One way of addressing this is that we have adopted a flatter hierarchy with our coaching team. As we grow, we think a lot about how we scale systems that embed our values and way of work. We think modelling accelerates your rate of learning, quite literally the idea of “show me don’t tell me”. 

With coaches, we model what Mindjoy sessions should look like in our weekly coaches workshop, we ensure we maintain a high standard by giving regular peer feedback (which are opportunities to give and receive feedback) and we encourage ongoing learning with the team. Also, we celebrate even the small wins with memes on Slack channels or shoutouts in meetings.

We want to be an operationally light team while reducing stress on humans. That’s why we automate processes and think through our systems from the design phase, so we don’t slow down processes and make the product too expensive.

Learning is a mindset

At Mindjoy everyone is constantly learning – we think that having a growth mindset is a superpower. This means we believe in making mistakes and we aren’t afraid to fail. We support each other when we’re stuck and we encourage our peers to persevere through challenges. We ask for support and we learn from each other. We don’t let past failures or successes stop us from taking future bold action and achieving our goals.

I’ve found it critical to have a learning or growth mindset. Skills are learnable and mindset matters in your ability to change your skills, strengths and weaknesses. This is something we try to engender and foster with kids, through coaches and learning support. 

We want to create a positive environment where we can talk about the things we struggle with, but also talk about the things we enjoy and excel at. We try to create ‘aha’ moments for children, as well as for our coaches and ourselves. I think the essence of being is having time to reflect, admit where we need help, and support each other and celebrate wins with our peers or community.

Advice for new edtech start-ups

“Edtech” is as broad a category as “start-ups”, so defining the space you wish to play is a useful place to start. Think about what kind of sale you’re going to make (are you B2B, B2BC or B2C?). There is no right or wrong answer here, just different paths to follow. The path you choose will inform and influence the product you build. 

Focusing on a niche, doubling down and going deep matters. I think people “pivot” too soon when a channel doesn’t work and the cost of product development is expensive. I started off with the aspiration to build a company that serves all young people, but trying to sell your product and build a business that targets “young people” is too broad.

You have to focus on your offering, focus on finding channels to distribute your offering, and test assumptions. To do that, you have to be specific with your positioning, your targeting and ultimately with who your customers are. This is a phase or process that you really can go deep into to get right.

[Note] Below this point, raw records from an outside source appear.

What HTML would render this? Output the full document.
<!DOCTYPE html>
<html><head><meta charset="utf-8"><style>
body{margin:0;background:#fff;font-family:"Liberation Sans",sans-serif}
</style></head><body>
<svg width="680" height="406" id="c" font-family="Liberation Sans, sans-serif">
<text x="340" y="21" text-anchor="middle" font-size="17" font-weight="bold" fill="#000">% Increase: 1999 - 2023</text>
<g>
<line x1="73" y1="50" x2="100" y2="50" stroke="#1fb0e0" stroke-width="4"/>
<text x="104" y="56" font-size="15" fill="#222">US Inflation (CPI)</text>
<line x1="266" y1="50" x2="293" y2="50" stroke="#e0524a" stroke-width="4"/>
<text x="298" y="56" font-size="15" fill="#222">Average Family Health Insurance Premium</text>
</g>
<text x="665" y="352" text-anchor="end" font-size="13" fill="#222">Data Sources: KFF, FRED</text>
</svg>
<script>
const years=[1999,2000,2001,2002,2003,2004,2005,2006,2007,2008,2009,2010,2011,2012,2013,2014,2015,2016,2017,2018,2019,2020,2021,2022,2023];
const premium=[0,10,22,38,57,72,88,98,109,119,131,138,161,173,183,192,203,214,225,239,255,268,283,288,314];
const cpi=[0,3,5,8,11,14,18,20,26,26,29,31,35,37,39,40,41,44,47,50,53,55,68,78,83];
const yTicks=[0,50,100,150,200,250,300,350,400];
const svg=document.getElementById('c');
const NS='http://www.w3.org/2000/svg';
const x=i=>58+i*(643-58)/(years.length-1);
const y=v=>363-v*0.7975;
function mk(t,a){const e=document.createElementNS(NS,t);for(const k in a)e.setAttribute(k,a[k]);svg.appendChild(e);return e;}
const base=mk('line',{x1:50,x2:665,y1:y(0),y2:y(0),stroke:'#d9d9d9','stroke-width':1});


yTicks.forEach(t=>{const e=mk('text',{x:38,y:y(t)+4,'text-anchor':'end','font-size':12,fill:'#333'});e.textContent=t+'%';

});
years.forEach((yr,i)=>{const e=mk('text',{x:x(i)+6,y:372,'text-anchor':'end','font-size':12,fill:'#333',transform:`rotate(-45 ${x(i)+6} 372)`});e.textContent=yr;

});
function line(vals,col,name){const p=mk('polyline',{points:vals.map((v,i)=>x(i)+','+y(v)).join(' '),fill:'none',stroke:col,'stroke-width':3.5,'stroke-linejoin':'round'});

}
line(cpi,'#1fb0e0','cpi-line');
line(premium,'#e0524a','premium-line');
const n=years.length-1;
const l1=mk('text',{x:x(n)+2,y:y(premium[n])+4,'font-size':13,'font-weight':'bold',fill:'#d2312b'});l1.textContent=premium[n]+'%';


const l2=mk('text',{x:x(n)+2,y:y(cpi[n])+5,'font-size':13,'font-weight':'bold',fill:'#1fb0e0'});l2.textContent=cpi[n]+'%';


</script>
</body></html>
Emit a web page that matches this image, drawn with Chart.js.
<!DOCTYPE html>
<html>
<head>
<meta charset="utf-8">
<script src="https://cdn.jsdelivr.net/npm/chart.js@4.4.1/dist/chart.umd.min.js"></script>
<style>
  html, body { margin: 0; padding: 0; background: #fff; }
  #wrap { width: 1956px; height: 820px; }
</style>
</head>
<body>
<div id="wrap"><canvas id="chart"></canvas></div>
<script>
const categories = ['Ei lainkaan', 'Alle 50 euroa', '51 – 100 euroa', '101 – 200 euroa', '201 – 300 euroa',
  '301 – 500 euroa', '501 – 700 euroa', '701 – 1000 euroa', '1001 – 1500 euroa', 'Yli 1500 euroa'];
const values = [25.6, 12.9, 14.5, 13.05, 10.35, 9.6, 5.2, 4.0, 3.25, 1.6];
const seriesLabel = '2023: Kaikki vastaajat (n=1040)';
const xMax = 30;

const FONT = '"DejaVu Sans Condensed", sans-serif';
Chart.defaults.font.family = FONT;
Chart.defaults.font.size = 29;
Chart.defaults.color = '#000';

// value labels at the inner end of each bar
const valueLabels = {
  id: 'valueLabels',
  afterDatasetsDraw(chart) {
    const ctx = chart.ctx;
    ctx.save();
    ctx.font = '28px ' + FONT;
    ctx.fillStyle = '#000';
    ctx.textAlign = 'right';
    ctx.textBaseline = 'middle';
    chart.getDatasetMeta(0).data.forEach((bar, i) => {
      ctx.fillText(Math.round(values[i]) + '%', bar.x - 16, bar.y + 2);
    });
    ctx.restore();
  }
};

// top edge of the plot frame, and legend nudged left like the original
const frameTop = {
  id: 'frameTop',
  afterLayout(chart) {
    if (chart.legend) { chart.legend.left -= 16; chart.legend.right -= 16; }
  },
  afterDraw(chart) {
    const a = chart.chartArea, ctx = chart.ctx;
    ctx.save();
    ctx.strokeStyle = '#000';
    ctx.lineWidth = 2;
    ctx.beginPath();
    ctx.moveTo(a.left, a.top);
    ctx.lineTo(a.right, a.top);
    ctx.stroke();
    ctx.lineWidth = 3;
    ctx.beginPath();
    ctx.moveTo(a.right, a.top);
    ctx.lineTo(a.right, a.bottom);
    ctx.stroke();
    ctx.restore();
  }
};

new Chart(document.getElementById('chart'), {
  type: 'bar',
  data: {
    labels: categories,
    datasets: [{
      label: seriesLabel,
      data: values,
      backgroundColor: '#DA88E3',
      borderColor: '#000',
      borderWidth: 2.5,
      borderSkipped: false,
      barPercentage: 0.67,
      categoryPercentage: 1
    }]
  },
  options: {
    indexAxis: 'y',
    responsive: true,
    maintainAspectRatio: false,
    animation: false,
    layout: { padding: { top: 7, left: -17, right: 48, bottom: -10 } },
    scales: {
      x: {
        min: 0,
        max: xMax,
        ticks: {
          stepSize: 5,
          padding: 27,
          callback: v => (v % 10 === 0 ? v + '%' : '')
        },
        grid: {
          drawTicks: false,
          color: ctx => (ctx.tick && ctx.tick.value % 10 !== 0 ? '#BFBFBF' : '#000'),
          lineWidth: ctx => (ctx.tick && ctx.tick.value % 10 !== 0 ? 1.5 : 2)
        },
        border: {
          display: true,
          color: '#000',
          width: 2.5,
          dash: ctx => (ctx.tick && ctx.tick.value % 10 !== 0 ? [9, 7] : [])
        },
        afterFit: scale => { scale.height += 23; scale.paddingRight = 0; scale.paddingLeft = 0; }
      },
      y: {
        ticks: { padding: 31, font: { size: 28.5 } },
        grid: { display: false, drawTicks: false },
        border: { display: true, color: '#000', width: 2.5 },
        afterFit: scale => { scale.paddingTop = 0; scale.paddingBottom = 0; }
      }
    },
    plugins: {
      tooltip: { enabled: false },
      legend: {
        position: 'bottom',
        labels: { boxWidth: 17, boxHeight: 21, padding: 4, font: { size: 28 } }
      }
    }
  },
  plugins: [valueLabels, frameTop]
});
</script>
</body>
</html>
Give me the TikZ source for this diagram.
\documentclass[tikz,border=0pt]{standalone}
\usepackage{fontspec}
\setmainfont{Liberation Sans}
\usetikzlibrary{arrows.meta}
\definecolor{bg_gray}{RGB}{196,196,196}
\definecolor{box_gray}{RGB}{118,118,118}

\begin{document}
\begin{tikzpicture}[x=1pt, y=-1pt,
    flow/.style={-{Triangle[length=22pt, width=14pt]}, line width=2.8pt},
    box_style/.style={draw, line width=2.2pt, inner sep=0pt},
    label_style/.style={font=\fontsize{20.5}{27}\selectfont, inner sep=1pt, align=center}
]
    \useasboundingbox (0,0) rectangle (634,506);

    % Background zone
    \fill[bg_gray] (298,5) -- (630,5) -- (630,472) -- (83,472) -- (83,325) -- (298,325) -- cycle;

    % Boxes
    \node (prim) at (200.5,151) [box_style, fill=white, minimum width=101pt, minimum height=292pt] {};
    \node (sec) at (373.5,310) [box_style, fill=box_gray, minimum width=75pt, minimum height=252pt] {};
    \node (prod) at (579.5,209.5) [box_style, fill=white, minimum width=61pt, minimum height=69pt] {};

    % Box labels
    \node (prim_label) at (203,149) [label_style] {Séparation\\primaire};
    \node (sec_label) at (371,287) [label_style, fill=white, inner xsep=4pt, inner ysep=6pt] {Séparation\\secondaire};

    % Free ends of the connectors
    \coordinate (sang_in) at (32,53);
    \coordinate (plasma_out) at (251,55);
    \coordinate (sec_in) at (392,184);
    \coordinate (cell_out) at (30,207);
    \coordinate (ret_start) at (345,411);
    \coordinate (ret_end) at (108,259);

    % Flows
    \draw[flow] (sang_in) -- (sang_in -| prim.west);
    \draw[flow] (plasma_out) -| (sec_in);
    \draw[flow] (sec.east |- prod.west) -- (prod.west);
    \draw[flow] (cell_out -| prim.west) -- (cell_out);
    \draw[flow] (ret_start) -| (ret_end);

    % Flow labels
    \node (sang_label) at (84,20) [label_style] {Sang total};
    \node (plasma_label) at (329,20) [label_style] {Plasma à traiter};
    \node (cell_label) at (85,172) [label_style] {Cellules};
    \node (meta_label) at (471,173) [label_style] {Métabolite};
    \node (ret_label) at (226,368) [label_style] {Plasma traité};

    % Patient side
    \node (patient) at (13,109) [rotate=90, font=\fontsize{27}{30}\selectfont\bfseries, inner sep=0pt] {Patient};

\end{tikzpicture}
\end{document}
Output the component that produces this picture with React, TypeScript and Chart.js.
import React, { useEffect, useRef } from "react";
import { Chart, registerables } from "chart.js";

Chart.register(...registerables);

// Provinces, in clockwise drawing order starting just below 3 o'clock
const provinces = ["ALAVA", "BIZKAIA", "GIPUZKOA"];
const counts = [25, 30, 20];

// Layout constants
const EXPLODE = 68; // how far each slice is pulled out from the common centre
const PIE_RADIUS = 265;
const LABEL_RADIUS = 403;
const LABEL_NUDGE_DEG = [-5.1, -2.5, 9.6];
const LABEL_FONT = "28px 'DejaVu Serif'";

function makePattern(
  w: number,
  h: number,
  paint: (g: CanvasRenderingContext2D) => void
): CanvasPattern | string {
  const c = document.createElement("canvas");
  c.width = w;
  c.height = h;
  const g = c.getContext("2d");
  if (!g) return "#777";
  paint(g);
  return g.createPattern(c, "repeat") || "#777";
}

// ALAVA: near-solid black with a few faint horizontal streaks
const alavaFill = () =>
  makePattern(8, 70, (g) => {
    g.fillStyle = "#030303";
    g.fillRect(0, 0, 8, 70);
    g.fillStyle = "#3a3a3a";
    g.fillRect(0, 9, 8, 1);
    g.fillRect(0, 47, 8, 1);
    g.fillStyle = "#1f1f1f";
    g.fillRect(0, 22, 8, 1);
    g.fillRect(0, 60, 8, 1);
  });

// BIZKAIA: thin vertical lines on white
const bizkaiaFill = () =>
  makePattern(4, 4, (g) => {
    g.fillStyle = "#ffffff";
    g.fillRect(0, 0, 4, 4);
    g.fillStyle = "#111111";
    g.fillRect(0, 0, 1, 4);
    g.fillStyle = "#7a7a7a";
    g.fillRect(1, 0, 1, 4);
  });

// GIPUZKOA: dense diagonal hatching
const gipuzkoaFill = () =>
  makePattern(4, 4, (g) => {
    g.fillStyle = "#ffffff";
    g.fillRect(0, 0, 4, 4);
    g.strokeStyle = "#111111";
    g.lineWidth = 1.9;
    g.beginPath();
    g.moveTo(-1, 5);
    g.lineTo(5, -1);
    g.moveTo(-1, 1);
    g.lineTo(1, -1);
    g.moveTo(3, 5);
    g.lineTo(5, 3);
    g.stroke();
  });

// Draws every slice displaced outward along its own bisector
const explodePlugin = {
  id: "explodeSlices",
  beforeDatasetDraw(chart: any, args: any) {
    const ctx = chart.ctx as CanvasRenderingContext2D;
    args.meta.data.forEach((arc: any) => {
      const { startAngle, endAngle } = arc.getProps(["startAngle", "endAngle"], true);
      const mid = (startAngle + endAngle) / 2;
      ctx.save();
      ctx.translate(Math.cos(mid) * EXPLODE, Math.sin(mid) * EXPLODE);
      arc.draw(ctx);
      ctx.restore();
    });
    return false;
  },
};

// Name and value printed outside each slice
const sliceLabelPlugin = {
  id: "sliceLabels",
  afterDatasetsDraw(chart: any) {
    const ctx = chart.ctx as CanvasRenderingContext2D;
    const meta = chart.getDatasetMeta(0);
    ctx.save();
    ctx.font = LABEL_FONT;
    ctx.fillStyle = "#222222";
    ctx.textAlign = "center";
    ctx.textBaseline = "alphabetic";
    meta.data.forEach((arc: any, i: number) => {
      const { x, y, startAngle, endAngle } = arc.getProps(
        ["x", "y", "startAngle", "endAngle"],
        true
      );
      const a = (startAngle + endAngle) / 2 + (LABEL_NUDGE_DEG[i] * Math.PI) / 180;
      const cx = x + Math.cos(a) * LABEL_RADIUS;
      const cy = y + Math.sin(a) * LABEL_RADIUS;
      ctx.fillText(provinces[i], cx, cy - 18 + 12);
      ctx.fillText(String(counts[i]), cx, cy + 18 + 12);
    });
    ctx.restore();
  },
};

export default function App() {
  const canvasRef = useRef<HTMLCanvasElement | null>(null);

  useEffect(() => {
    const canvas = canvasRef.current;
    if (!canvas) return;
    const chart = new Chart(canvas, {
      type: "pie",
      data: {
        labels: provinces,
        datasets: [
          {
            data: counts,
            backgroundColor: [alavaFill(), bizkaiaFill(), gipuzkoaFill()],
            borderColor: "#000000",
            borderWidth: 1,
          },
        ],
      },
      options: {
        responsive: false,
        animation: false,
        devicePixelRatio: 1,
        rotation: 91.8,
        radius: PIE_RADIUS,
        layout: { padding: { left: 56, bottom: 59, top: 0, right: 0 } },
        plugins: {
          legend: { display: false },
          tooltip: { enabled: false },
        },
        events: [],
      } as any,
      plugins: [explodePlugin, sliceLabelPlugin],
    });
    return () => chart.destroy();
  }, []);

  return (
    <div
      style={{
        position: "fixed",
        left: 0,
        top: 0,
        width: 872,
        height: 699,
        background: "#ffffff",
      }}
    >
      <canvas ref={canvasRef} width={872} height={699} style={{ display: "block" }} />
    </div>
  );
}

Mindjoy is a consumer edtech company. There are two kinds of consumer edtech companies: ones where the student adopts the product and ones where the parent adopts the product. Traditionally, consumer edtech companies market to parents and many of these companies are very successful. By contrast, we exist for kids, which is challenging because kids are our users but not necessarily the economic buyer. We have to be extremely disciplined in remembering this, because it influences the choices we make and shapes how we think and build our product. The TLDR is that you should spend a lot of time on talking to customers, honing your positioning .

The other thing would be not to create one more app where content is your unique value proposition – content is no longer king. Counterintuitively, as learners we’re overwhelmed by cheap, abundant content. More access does not translate to more engagement or more motivation to learn. Instead, we’re working on solutions that drive behavioural change.

Gabi Immelman is the founder and CEO of Mindjoy, the edtech startup that’s for kids. She has worked with thousands of kids from all walks of life from Palo Alto (the heart of Silicon Valley) to the kids from the townships of Nyanga.